» **DATA LINES**
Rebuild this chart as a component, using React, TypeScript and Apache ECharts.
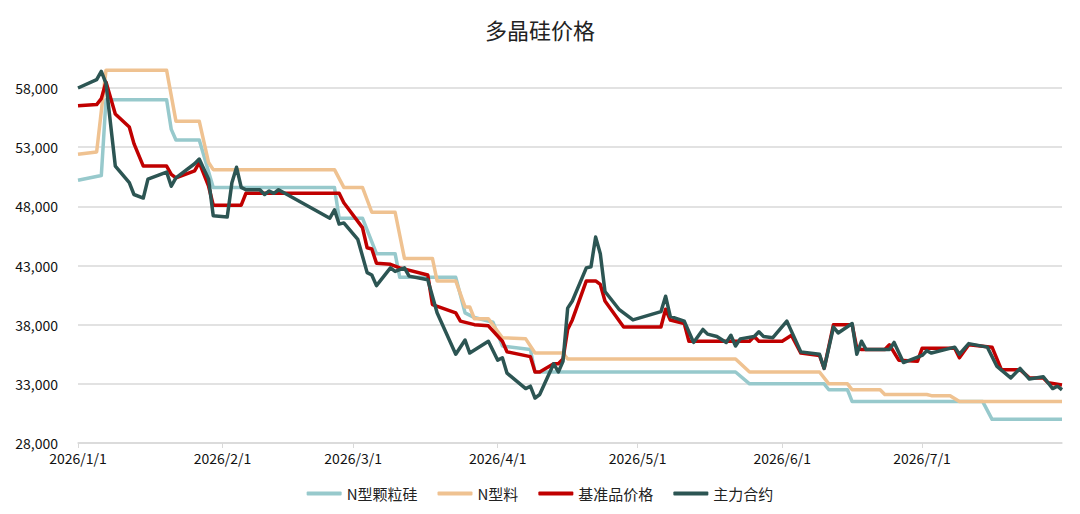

==

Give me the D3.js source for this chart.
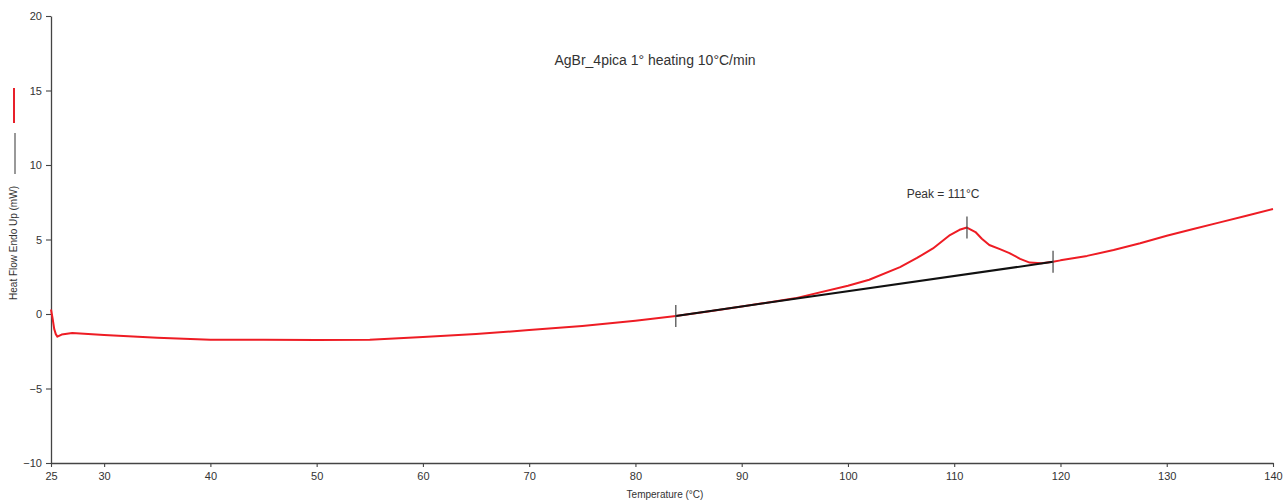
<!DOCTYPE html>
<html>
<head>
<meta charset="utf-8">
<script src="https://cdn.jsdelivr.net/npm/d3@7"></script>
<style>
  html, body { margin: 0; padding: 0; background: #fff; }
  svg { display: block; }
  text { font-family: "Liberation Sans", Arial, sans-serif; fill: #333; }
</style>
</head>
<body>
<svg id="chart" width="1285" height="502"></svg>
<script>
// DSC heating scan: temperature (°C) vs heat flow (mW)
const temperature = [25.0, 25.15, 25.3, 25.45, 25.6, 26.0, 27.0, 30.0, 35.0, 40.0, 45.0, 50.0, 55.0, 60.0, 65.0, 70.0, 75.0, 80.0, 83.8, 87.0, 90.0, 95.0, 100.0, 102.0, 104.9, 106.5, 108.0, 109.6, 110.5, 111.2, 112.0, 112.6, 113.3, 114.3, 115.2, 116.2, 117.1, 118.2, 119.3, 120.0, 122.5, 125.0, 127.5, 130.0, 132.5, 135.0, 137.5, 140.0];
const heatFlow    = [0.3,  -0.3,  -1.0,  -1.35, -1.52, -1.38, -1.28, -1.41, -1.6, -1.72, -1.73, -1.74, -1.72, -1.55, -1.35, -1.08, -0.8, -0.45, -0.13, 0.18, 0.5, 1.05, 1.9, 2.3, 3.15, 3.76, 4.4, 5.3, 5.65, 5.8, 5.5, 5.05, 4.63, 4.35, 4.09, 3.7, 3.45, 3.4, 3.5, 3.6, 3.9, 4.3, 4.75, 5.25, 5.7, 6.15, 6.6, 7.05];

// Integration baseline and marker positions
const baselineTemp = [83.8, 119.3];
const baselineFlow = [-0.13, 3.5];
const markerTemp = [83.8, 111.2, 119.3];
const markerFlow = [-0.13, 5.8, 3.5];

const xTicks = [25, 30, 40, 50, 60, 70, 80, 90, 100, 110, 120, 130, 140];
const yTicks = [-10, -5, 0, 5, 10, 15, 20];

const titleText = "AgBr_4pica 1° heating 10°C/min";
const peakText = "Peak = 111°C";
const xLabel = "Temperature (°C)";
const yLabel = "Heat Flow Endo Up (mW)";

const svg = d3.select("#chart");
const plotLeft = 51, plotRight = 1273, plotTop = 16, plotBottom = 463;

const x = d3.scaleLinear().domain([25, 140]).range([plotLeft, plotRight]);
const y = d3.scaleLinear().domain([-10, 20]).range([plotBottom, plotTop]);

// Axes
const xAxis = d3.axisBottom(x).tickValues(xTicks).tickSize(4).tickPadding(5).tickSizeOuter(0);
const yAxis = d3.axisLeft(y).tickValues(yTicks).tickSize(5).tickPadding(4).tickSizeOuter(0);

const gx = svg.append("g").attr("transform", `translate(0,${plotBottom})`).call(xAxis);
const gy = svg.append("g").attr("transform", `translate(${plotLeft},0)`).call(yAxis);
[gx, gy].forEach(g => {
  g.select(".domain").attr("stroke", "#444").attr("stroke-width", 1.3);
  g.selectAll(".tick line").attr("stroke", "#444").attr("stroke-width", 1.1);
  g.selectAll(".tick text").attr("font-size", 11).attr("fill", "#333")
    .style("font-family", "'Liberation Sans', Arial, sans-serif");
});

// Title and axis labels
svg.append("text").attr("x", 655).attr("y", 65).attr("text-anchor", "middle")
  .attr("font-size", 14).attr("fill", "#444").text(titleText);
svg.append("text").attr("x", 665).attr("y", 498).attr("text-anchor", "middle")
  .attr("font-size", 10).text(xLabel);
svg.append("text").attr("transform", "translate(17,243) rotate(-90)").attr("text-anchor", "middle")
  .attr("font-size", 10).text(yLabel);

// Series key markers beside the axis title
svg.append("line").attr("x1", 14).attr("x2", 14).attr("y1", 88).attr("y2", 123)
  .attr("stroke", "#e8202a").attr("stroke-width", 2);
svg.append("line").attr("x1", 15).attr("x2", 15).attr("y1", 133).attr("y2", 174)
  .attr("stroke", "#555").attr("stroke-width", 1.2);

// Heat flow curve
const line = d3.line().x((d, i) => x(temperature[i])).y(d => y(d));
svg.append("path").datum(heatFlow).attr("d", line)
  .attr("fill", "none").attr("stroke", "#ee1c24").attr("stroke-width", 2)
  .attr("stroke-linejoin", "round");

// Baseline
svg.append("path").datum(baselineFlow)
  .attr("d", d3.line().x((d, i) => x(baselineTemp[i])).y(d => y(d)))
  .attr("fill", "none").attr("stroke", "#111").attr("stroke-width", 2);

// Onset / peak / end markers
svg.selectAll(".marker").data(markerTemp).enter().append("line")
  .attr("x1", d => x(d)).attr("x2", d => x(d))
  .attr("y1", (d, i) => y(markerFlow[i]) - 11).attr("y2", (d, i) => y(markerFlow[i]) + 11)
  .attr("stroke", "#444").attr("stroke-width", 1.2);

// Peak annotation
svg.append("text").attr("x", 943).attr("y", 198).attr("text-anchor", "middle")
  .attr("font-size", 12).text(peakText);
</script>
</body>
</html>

» **DIRECTIONS FOR THIS TASK**
Search the records for the string "chart" and return every line in which it occurs.

» **RESPONSE**
Rebuild this chart as a component, using React, TypeScript and Apache ECharts.
Give me the D3.js source for this chart.
<svg id="chart" width="1285" height="502"></svg>
const svg = d3.select("#chart");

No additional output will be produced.